Spectateurs impuissants de ce feuilleton politique, les Brésiliens dépités, n’ont pourtant que mollement réagi à la décision du TSE vendredi. « Il y a une forme de fatigue. Une fatigue inquiétante car c’est aussi une fatigue de la démocratie », observe Laurent Vidal, historien professeur invité à l’université fédérale de Rio de Janeiro.

« Le Brésil est entré dans une crise bien plus profonde qu’il n’imagine », souligne Norman Gall, de l’institut Braudel, think tank de réflexions économiques basé à Sao Paulo.

Le TSE, de facto, n’a pas mis fin à l’instabilité politique provoquée par les ennuis judiciaires de Michel Temer. Une dizaine de demande d’impeachment le vise et l’enquête de la Cour suprême suit son cours et pourrait conduire à sa mise en examen. Pour échapper à une suspension immédiate de son mandat, le président devrait avoir l’appui d’un tiers des députés. Une gageure tant les indices compromettants s’accumulent contre lui.

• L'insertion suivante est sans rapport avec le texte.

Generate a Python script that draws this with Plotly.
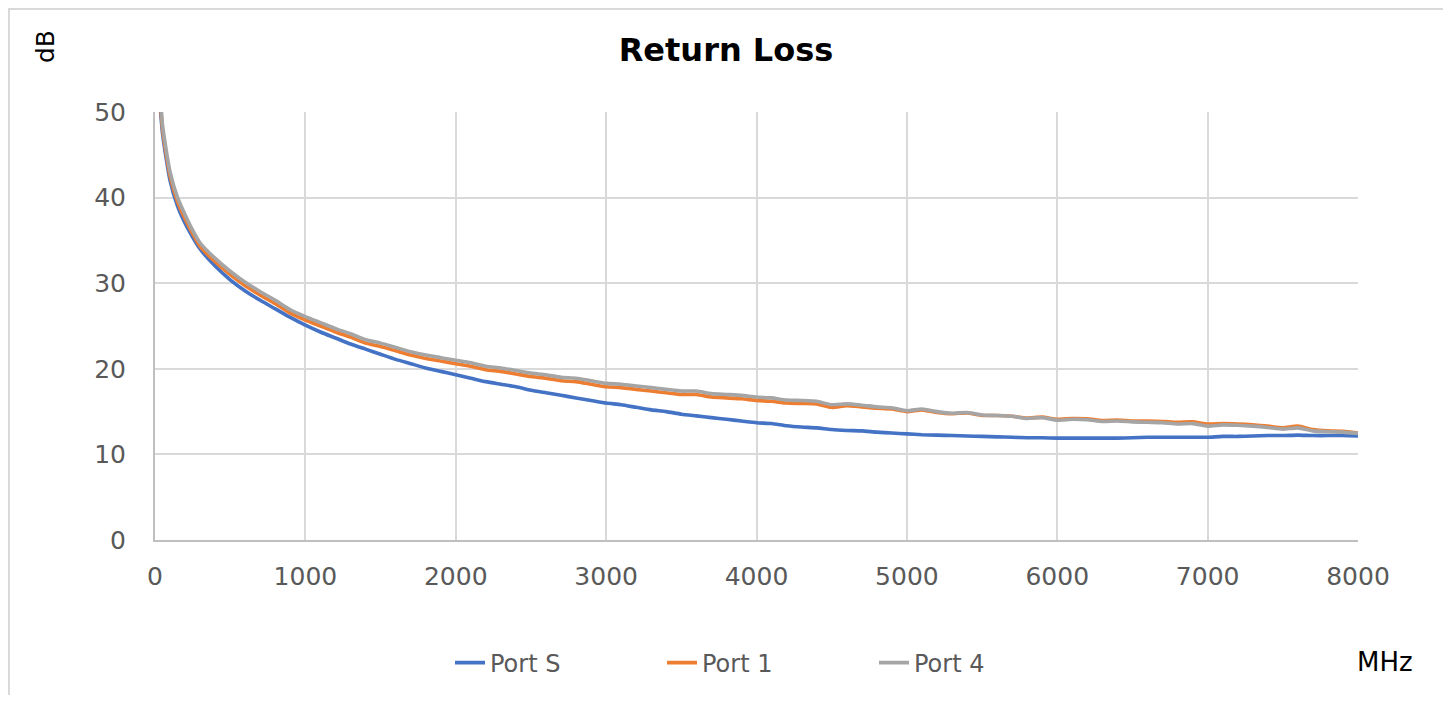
import plotly.graph_objects as go

freq = [20, 50, 75, 100, 150, 200, 250, 300, 400, 500, 600, 700, 800, 900] + list(range(1000, 8001, 100))

port_s = [54, 47.5, 44.5, 42.0, 39.0, 37.0, 35.4, 34.0, 32.0, 30.4, 29.1, 28.0, 27.0, 26.0,
          25.1, 24.3, 23.6, 22.9, 22.3, 21.7, 21.1, 20.6, 20.1, 19.7,
          19.3, 18.9, 18.5, 18.2, 17.9, 17.5, 17.2, 16.9, 16.6, 16.3,
          16.0, 15.8, 15.5, 15.2, 15.0, 14.7, 14.5, 14.3, 14.1, 13.9,
          13.7, 13.6, 13.35, 13.2, 13.1, 12.9, 12.8, 12.75, 12.6, 12.5,
          12.4, 12.3, 12.25, 12.2, 12.15, 12.1, 12.05, 12.0, 11.95, 11.95,
          11.9, 11.9, 11.9, 11.9, 11.9, 11.95, 12.0, 12.0, 12.0, 12.0,
          12.0, 12.1, 12.1, 12.15, 12.2, 12.2, 12.25, 12.2, 12.2, 12.2,
          12.15]

port_1 = [55, 48.0, 45.0, 42.5, 39.5, 37.5, 35.8, 34.3, 32.5, 31.0, 29.7, 28.6, 27.6, 26.5,
          25.7, 25.0, 24.3, 23.7, 23.0, 22.6, 22.1, 21.6, 21.2, 20.9,
          20.6, 20.3, 19.9, 19.7, 19.4, 19.1, 18.9, 18.6, 18.5, 18.2,
          17.9, 17.8, 17.6, 17.4, 17.2, 17.0, 17.0, 16.7, 16.6, 16.5,
          16.3, 16.2, 16.0, 15.95, 15.9, 15.5, 15.7, 15.55, 15.4, 15.3,
          15.0, 15.2, 14.9, 14.75, 14.85, 14.55, 14.55, 14.45, 14.25, 14.35,
          14.1, 14.2, 14.15, 13.95, 14.0, 13.9, 13.9, 13.85, 13.75, 13.8,
          13.55, 13.6, 13.55, 13.45, 13.3, 13.1, 13.3, 12.9, 12.75, 12.7,
          12.5]

port_4 = [56, 48.5, 45.5, 43.0, 40.0, 38.0, 36.2, 34.7, 32.9, 31.4, 30.1, 29.0, 28.0, 26.9,
          26.1, 25.4, 24.7, 24.1, 23.4, 23.0, 22.5, 22.0, 21.6, 21.3,
          21.0, 20.7, 20.3, 20.1, 19.8, 19.5, 19.3, 19.0, 18.9, 18.6,
          18.3, 18.2, 18.0, 17.8, 17.6, 17.4, 17.4, 17.1, 17.0, 16.9,
          16.7, 16.6, 16.35, 16.3, 16.2, 15.8, 15.9, 15.75, 15.55, 15.45,
          15.1, 15.3, 15.0, 14.8, 14.9, 14.6, 14.55, 14.45, 14.2, 14.3,
          14.0, 14.1, 14.05, 13.85, 13.9, 13.8, 13.75, 13.7, 13.55, 13.6,
          13.3, 13.45, 13.4, 13.3, 13.15, 12.95, 13.1, 12.75, 12.65, 12.6,
          12.45]

x_ticks = [0, 1000, 2000, 3000, 4000, 5000, 6000, 7000, 8000]
y_ticks = [0, 10, 20, 30, 40, 50]

FONT = "DejaVu Sans"
TICK_COLOR = "#595959"
GRID = "#D9D9D9"
AXIS = "#BFBFBF"

# page offset (body margin of the html page)
OFF = 8
W, H = 1451 - 2 * OFF, 703 - 2 * OFF
# plot area in page pixels
PL, PR, PT, PB = 155, 1358, 112, 540
L = PL - OFF
T = PT - OFF
R = W - (PR - OFF)
B = H - (PB - OFF)
pw, ph = W - L - R, H - T - B


def px_x(px):
    return (px - OFF - L) / pw


def px_y(py):
    return (H - B - (py - OFF)) / ph


fig = go.Figure()
for name, vals, col in [("Port S", port_s, "#4472C4"),
                        ("Port 1", port_1, "#ED7D31"),
                        ("Port 4", port_4, "#A5A5A5")]:
    fig.add_trace(go.Scatter(x=freq, y=vals, mode="lines", name=name,
                             line=dict(color=col, width=3.6, shape="spline", smoothing=0.6)))

fig.update_layout(
    width=W, height=H,
    margin=dict(l=L, r=R, t=T, b=B, autoexpand=False),
    paper_bgcolor="white", plot_bgcolor="white",
    font=dict(family=FONT, color=TICK_COLOR, size=24),
    title=dict(text="<b>Return Loss</b>", xref="container", x=(726 - OFF) / W, xanchor="center",
               yref="container", y=1 - (50 - OFF) / H, yanchor="middle",
               font=dict(family=FONT, size=32, color="black")),
    xaxis=dict(range=[0, 8000], tickvals=x_ticks, ticktext=[str(v) for v in x_ticks],
               showgrid=True, gridcolor=GRID, gridwidth=2,
               showline=True, linecolor=AXIS, linewidth=2, mirror=False,
               zeroline=False, ticks="", ticklabelstandoff=13,
               tickfont=dict(size=25, color=TICK_COLOR, family=FONT)),
    yaxis=dict(range=[0, 50], tickvals=y_ticks, ticktext=[str(v) for v in y_ticks],
               showgrid=True, gridcolor=GRID, gridwidth=2,
               showline=True, linecolor=AXIS, linewidth=2,
               zeroline=False, ticks="", ticklabelstandoff=22,
               tickfont=dict(size=25, color=TICK_COLOR, family=FONT)),
    legend=dict(orientation="h", x=px_x(450), xanchor="left",
                y=px_y(663), yanchor="middle",
                font=dict(size=24, color=TICK_COLOR, family=FONT),
                entrywidth=167, entrywidthmode="pixels",
                itemwidth=30, bgcolor="rgba(0,0,0,0)", traceorder="normal"),
    showlegend=True,
)

fig.add_annotation(text="dB", xref="paper", yref="paper", x=px_x(45), y=px_y(47),
                   showarrow=False, textangle=-90, xanchor="center", yanchor="middle",
                   font=dict(family=FONT, size=25, color="black"))
fig.add_annotation(text="MHz", xref="paper", yref="paper", x=px_x(1385), y=px_y(662),
                   showarrow=False, xanchor="center", yanchor="middle",
                   font=dict(family=FONT, size=26, color="black"))

fig.add_shape(type="rect", xref="paper", yref="paper",
              x0=px_x(OFF + 1), x1=px_x(1445), y0=px_y(720), y1=px_y(OFF + 1),
              line=dict(color="#D9D9D9", width=2), fillcolor="rgba(0,0,0,0)", layer="below")

fig.write_html("out.html")
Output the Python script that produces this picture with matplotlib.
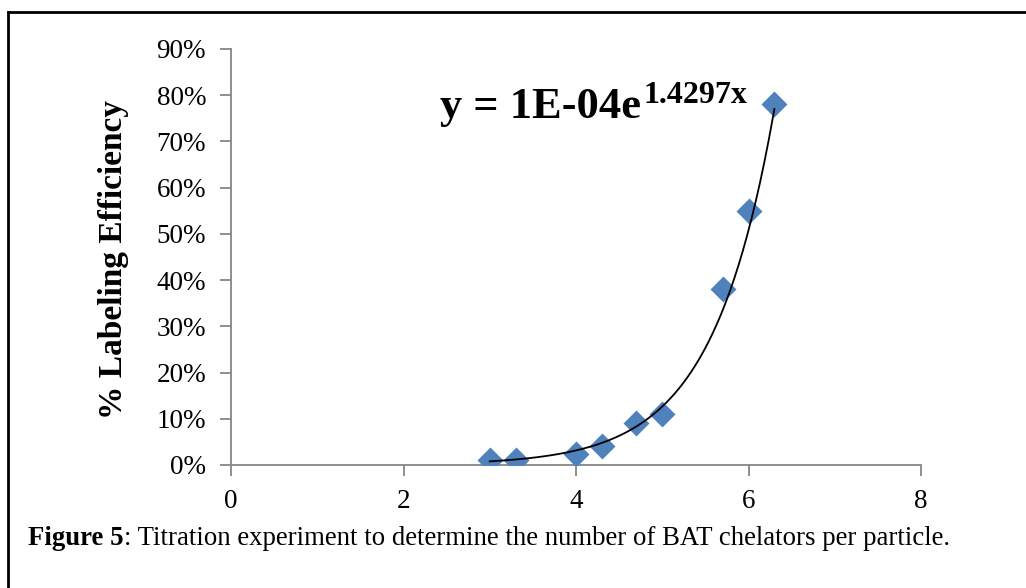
import numpy as np
import matplotlib
matplotlib.use("Agg")
import matplotlib.pyplot as plt
from matplotlib.lines import Line2D
from matplotlib.ticker import PercentFormatter

# Data
chelators = [3.0, 3.3, 4.0, 4.3, 4.7, 5.0, 5.7, 6.0, 6.3]
efficiency = [0.011, 0.011, 0.024, 0.041, 0.091, 0.110, 0.380, 0.550, 0.780]
x_ticks = [0, 2, 4, 6, 8]
y_ticks = [0.0, 0.1, 0.2, 0.3, 0.4, 0.5, 0.6, 0.7, 0.8, 0.9]
equation_base = "y = 1E-04e"
equation_exp = "1.4297x"
y_label = "% Labeling Efficiency"
caption_bold = "Figure 5"
caption_rest = ": Titration experiment to determine the number of BAT chelators per particle."

W, H = 1026, 588
fig = plt.figure(figsize=(W / 100, H / 100), dpi=100)
serif = ["Liberation Serif", "DejaVu Serif"]

ax = fig.add_axes([231 / W, 1 - 465 / H, (921 - 231) / W, (465 - 49) / H])
ax.scatter(chelators, efficiency, marker="D", s=175, color="#4F81BD",
           zorder=3, linewidths=0)

# Exponential trendline (least squares on log values, as Excel does)
b, ln_a = np.polyfit(chelators, np.log(efficiency), 1)
xs = np.linspace(min(chelators), max(chelators), 200)
ax.plot(xs, np.exp(ln_a) * np.exp(b * xs), color="black", lw=1.3, zorder=4)

ax.set_xlim(x_ticks[0], x_ticks[-1])
ax.set_ylim(y_ticks[0], y_ticks[-1])
ax.set_xticks(x_ticks)
ax.set_yticks(y_ticks)
ax.yaxis.set_major_formatter(PercentFormatter(1.0, decimals=0))
for s in ("top", "right"):
    ax.spines[s].set_visible(False)
for s in ("left", "bottom"):
    ax.spines[s].set_color("#868686")
    ax.spines[s].set_linewidth(1.3)
ax.tick_params(axis="both", direction="out", length=8, width=1.3,
               color="#868686", labelsize=19.5)
ax.tick_params(axis="x", pad=9)
ax.tick_params(axis="y", pad=10)
for lab in ax.get_xticklabels() + ax.get_yticklabels():
    lab.set_family(serif)

ax.set_ylabel(y_label, family=serif, fontweight="bold", fontsize=24)
ax.yaxis.set_label_coords(-0.148, 0.494)

# Trendline equation: base text plus raised exponent
eq = fig.text(440 / W, 1 - 118 / H, equation_base, family=serif, fontweight="bold",
              fontsize=32, ha="left", va="baseline")
fig.canvas.draw()
eb = eq.get_window_extent()
fig.text((eb.x1 + 2) / W, 1 - 103 / H, equation_exp, family=serif, fontweight="bold",
         fontsize=23, ha="left", va="baseline")

t = fig.text(28 / W, 1 - 545 / H, caption_bold, family=serif, fontweight="bold",
             fontsize=19.3, ha="left", va="baseline")
fig.canvas.draw()
bb = t.get_window_extent()
fig.text(bb.x1 / W, 1 - 545 / H, caption_rest, family=serif,
         fontsize=19.3, ha="left", va="baseline")

# Outer frame (left and top edges visible)
fig.add_artist(Line2D([8 / W, 8 / W], [0, 1 - 12 / H], transform=fig.transFigure,
                      color="black", lw=2))
fig.add_artist(Line2D([8 / W, 1], [1 - 12 / H, 1 - 12 / H], transform=fig.transFigure,
                      color="black", lw=2))

fig.savefig("out.png", dpi=100)
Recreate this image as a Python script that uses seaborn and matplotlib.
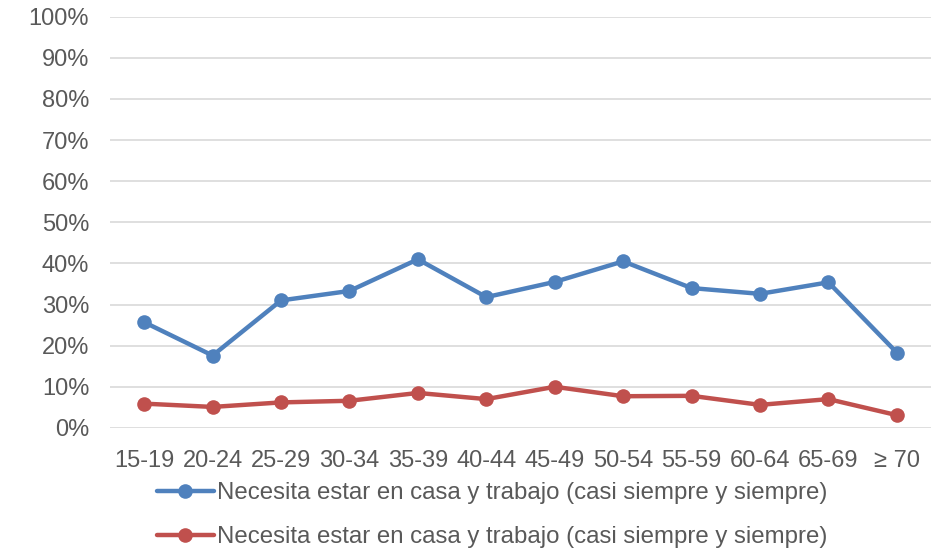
import pandas as pd
import seaborn as sns
import matplotlib.pyplot as plt
from matplotlib.ticker import PercentFormatter

# edades y valores (%)
grupos = ["15-19", "20-24", "25-29", "30-34", "35-39", "40-44",
          "45-49", "50-54", "55-59", "60-64", "65-69", "≥ 70"]
azul = [25.7, 17.6, 31.0, 33.3, 41.0, 31.8, 35.5, 40.5, 34.0, 32.6, 35.4, 18.3]
rojo = [5.9, 5.1, 6.2, 6.6, 8.5, 7.0, 10.0, 7.7, 7.8, 5.6, 7.0, 3.1]
etiqueta = "Necesita estar en casa y trabajo (casi siempre y siempre)"

sns.set_style("white")
plt.rcParams['font.family'] = ['Liberation Sans', 'DejaVu Sans']

fig = plt.figure(figsize=(9.32, 5.55), dpi=100)
ax = fig.add_axes([0.118, 0.229, 0.881, 0.741])

df_azul = pd.DataFrame({"grupo": grupos, "valor": azul})
df_rojo = pd.DataFrame({"grupo": grupos, "valor": rojo})

sns.lineplot(df_azul, x="grupo", y="valor", ax=ax, color="#4F81BD", linewidth=3.2,
             marker="o", markersize=10.5, markeredgewidth=0, label=etiqueta, sort=False)
sns.lineplot(df_rojo, x="grupo", y="valor", ax=ax, color="#C0504D", linewidth=3.2,
             marker="o", markersize=10.5, markeredgewidth=0, label=etiqueta, sort=False)

ax.set_xlim(-0.5, 11.5)
ax.set_ylim(0, 100)
ax.set_yticks(range(0, 101, 10))
ax.yaxis.set_major_formatter(PercentFormatter(decimals=0))
ax.grid(axis='y', color='#D9D9D9', linewidth=1.2)
ax.set_axisbelow(True)
for s in ax.spines.values():
    s.set_visible(False)
ax.tick_params(length=0, labelsize=17, labelcolor='#595959')
ax.tick_params(axis='y', pad=15)
ax.tick_params(axis='x', pad=16)
ax.set_xlabel("")
ax.set_ylabel("")

ax.legend(loc='upper left', bbox_to_anchor=(0.168, 0.131), bbox_transform=fig.transFigure,
          frameon=False, fontsize=17.3, labelcolor='#595959', handlelength=2.4,
          handletextpad=0.12, labelspacing=0.92, borderaxespad=0, borderpad=0)

plt.savefig('out.png', dpi=100)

La chute du gouvernement ?

Le PSDB, allié stratégique du gouvernement au Congrès menace désormais très sérieusement de lâcher ce président devenu indéfendable, même s’il promet de soutenir son agenda de réformes économiques au nom du « bien de la société ».

« Pour qu’un gouvernement tombe il faut qu’il perde sa crédibilité, sa popularité, sa majorité parlementaire et le soutien des marchés. De ces données, seule la dernière est encore véritablement favorable à Temer », commente une source proche du PSDB.

Soulagé par le vote du TSE, Michel Temer a décidé, de son côté, de repousser le vote des réformes, placées dans un « bain-marie », selon les indiscrétions du quotidien Folha de Sao Paulo, pour se dédier entièrement à sa survie politique. Vendredi, il s’est dit victime d’« abus » et d’« agressions » de la part de la police fédérale.